By far the most interesting aspect of Ae's gender fluidity is how little we notice. Or care. Roberts actually explains on the first page that Ae has gone through more than one sex change but, even though I keep my eye out for that sort of thing, it didn't really register with me for probably another hundred pages. It comes up over and over, but it's just one part of the manifold complexity of Ae's personality. Is this a minor revolution in the representation of queer characters in SF? A queer character whose queerness is so well integrated that it becomes just another characteristic, lost in the mix? I somehow doubt this was Roberts' intent in inventing Ae, but he's succeeded nonetheless.

Is Stone a good read, you ask? Yes, yes, a hearty yes. Let me join the chorus of reviewers praising Adam Roberts: he is very, very good. Roberts' talent for world-building is Vancian, and exceeded in recent memory only by that other UK speculative fiction phenomenon, China Mieville. Both excel at texturing their newly-invented worlds with a lived-in feel. Ae's journey across the Galaxy in Stone carries her from one spectacularly imagined world to the next, from the monsoon planet of Rain to the high-flying cities of Narcissus, suspended in webs between implausible mountain peaks, to the tech-obsessed world of Nu Hirsch, populated in part by semi-sentient, shapeshifting blobs, called Haud machines. The imagination reels and reels.

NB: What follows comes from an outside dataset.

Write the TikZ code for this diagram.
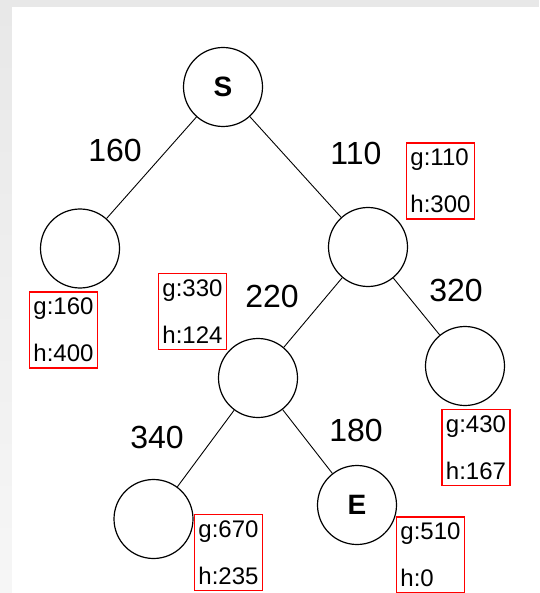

Quibbles? Only a few. The editing of Stone is distractingly lax in places. And Roberts' decision to tell Ae's story as a series of epistles to the titular stone, as translated into English from a fictional language, is baffling--it adds little or nothing to the story and is sometimes confusing.

Adam Roberts has secured a place on my list of essential authors. I wonder whether we will see more queer characters in his fiction? You'll find out as soon as I do.